The LAT’s John Daniszewski has the most detailed account of the battle, going through it hour-by-hour.

The LAT quotes the U.S. commander of forces around Baghdad saying that despite assertions to the contrary, “I’m increasingly of the belief that there’s central financial control and central communications” among the guerrillas.

Everybody mentions that a U.S. soldier was killed Monday in a town about 70 miles south of Samarra.

The Wall Street Journal says up high that in “a sign of how thinly stretched the Army is,” the Pentagon has decided to let some units returning from Iraq drop “unfit for combat” readiness levels so soldiers in the units can have a bit of down time.

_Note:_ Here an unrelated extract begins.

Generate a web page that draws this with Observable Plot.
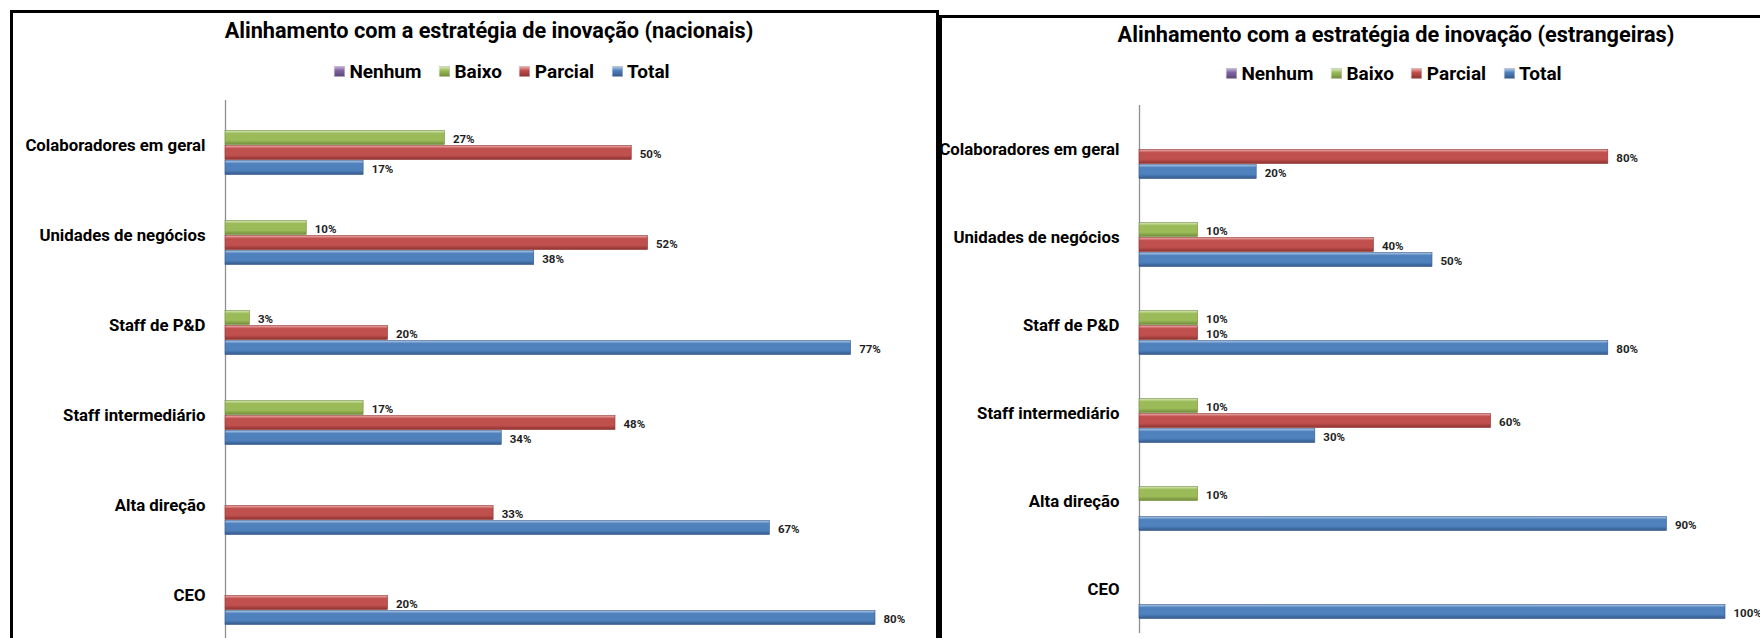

The WP off-leads and others front the resignation of Boeing’s chief executive. The company has been getting heat recently for various shady business dealings, including allegedly stealing documents from a competitor.

The NYT notices that because of population shifts documented by the 2000 census, if President Bush carries the same states next year as he did in 2000, he will win seven more electoral votes.

A wire piece inside the Post notices that British Airways contradicted the White House and said none of its pilots queried Air Force One during its super-secret flight to Baghdad. The White House said a BA pilot spotted AFO over the Atlantic and radioed, “Did I just see Air Force One?” Air Force One reportedly responded: “Gulfstream 5,” a little corporate jet.